Hello!
Has this ever happened to you? Somewhere between $30M and $80M ARR, conversion rates start declining while pipeline volume keeps growing.
Marketing generates more MQLs. Sales closes more deals. Revenue still increases. But the “efficiency” of the entire system is deteriorating and it slowly progresses until the problem is deeply embedded.
Industry data shows the average B2B company loses 80-85% of MQLs before they become SQLs. Most teams convert at 15-20%. Top performers hit 25-35%. That 10-15 point gap isn't a sales execution problem or a lead quality problem, it stems from an architecture built at a time when the company grew on founder connections and leveraging early momentum.
What Leadership Gets Wrong
When growth decelerates, the typical response is predictable:
"We need more pipeline"
It’s a favorite refrain of CRO’s and CEO"‘s. increase marketing spend, add headcount, run more campaigns. Pipeline volume goes up. Conversion rates stay flat. The quality problem gets buried under the volume problem.
"Sales execution is the issue"
Solutions jump to more enablement, tighter forecasting, pressure on quota attainment. Performance improves marginally. But buyers are still confused about differentiation, the wrong accounts keep entering the pipeline, and sales compensates for upstream GTM failures.
"Marketing needs to scale faster"
Solutions jump to “more” - more campaigns, more tools, more dashboards. Execution excellence inside a broken system just scales the problem.
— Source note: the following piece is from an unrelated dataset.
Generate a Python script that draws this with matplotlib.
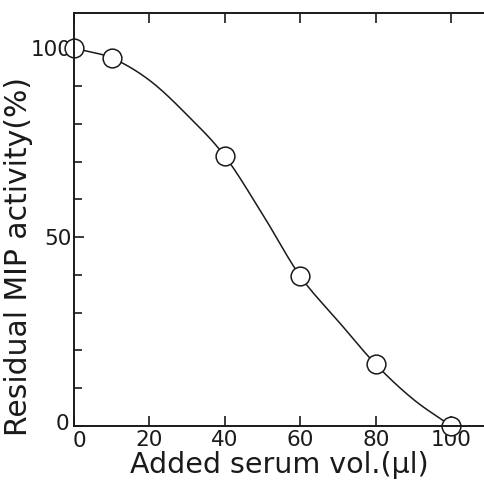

The real issue? The GTM architecture that worked at $10M ARR is still running at $50M ARR. Execution improved while the system underneath it didn’t change.
The Three Systems That Break First
1. ICP Drift
Early on, everyone was aligned. The ICP was clear because the founder sold the first 10 deals.
Then the company scaled. Sales started chasing enterprise deals that didn't fit the ICP because the ACV was 3x average. Marketing launched campaigns targeting a different segment because the data looked promising. A new product line opened up a different buyer profile that no one explicitly added to the ICP.
Within 18 months, sales is targeting one profile, marketing is targeting another, and no one has revisited whether the original ICP even reflects who's actually buying anymore.
Result: inconsistent win rates, longer sales cycles, and finger-pointing about lead quality.
2. Positioning Decay
Most positioning gets locked in at product-market fit and never refreshed—even though the customer, the problem, and the competitive landscape have all changed.
You're still selling to the customer you had two years ago. Your website still addresses their old problem. Your messaging hasn't evolved with your product.
The fix isn't a brand refresh. It's re-interviewing your last 20 customers and asking: What were they actually trying to solve? What did they try before you? What almost made them choose a competitor?
The answers are usually different than what's on your website.
3. Goal Breakdown
Marketing and sales operate as separate functions with separate goals. And, you’re not off the hook for this is you say well we all have $X revenue as the goal.
Because the CEO still ends up refereeing: "Marketing says the leads are good, sales isn't working them. Sales says the leads are garbage, marketing doesn't understand the buyer."
What's actually missing: one owner accountable for GTM alignment. Not execution -that can split between functions. But the strategy that keeps them aligned: the ICP, the messaging, the qualification criteria. It needs one owner.
Without that, you don't have one GTM motion. You have two teams executing their own interpretations.
What Actually Unlocks Growth
The breakthrough doesn't come from doing more. It comes from redesigning the system for the stage you're in.
Re-clarify your ICP. Get the entire GTM team realigned on who you're actually built to serve, and have the discipline to say no to everything else.
Refresh your positioning. Interview recent customers. Update your narrative based on what they're actually solving, not what you think they should be solving.
Fix the funnel architecture. Assign one owner for GTM alignment. Define shared qualification criteria. Create a single source of truth for what "good" looks like.
Growth stalls often happen while revenue is still increasing. The warning signs show up in efficiency metrics: conversion rates, sales cycle length, and CAC payback long before they show up in the headline number.
Most growth stalls aren't marketing problems or sales problems alone. They're architecture problems that need a clear owner.
Fix the system. The execution will follow.
That’s all for this week. Happy Marketing! Thanks for being a subscriber to The Shortlist.